VET providers and their staff play the most important role in building individuals’ vocational excellence.

So, what does a provider building vocational excellence in its students look like?

There are a range of attributes VET providers need, which work by the Learning and Skills Council on the implementation of Centres of Vocational Excellence (CoVEs) the UK in the early 2000s identified. They suggest that the following factors are of key importance in delivering vocational excellence: a clear strategic vision for the institution and each area of learning, robust quality assurance systems right across the organisation coupled with comprehensive information systems; staff involvement in change at grass roots level and a strong commitment by teaching staff to excellence. Finally, providers need a staff development ethos and the capacity to provide continuous professional development coupled with a culture of partnering with employers.
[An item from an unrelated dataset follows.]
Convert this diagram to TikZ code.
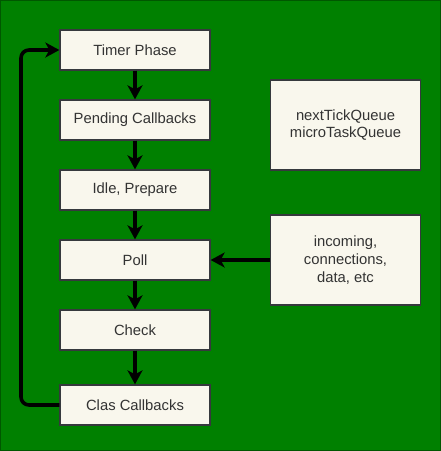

Much really depends on VET’s teachers and how they design and deliver their teaching. Promoting vocational excellence in their learners is about the passion they display as teachers. They must also be prepared to experiment and innovate in their teaching and use teaching approaches that really foster those important soft skills we talked about above. Providers and teachers need to regularly evaluate their curricula and delivery approaches too. They need to get input from industry and teaching and learning experts, past graduates, students, and employers, and then update and redesign courses as needed. That process needs a team, if not ‘the whole VET provider village’.

However, this whole process can be made difficult or relatively easier by factors outside providers’ control. Policy makers, regulators, and funding approaches and contract management, as well as the quality of the building blocks teachers have to work with – notably training packages, can all affect how readily vocational excellence can be built in learners and providers alike.

Of course, and to be fair, a lot also depends on the inherent quality of providers and their staff and the extent to which they are prepared to go that extra mile to develop vocational excellence in their learners. However, that’s a lot easier if they are not distracted by things that, in the end, really adversely affect the quality of what the best providers and their staff would like to do. It would be good if VET did a better job of assessing and recognizing students’ soft skills too.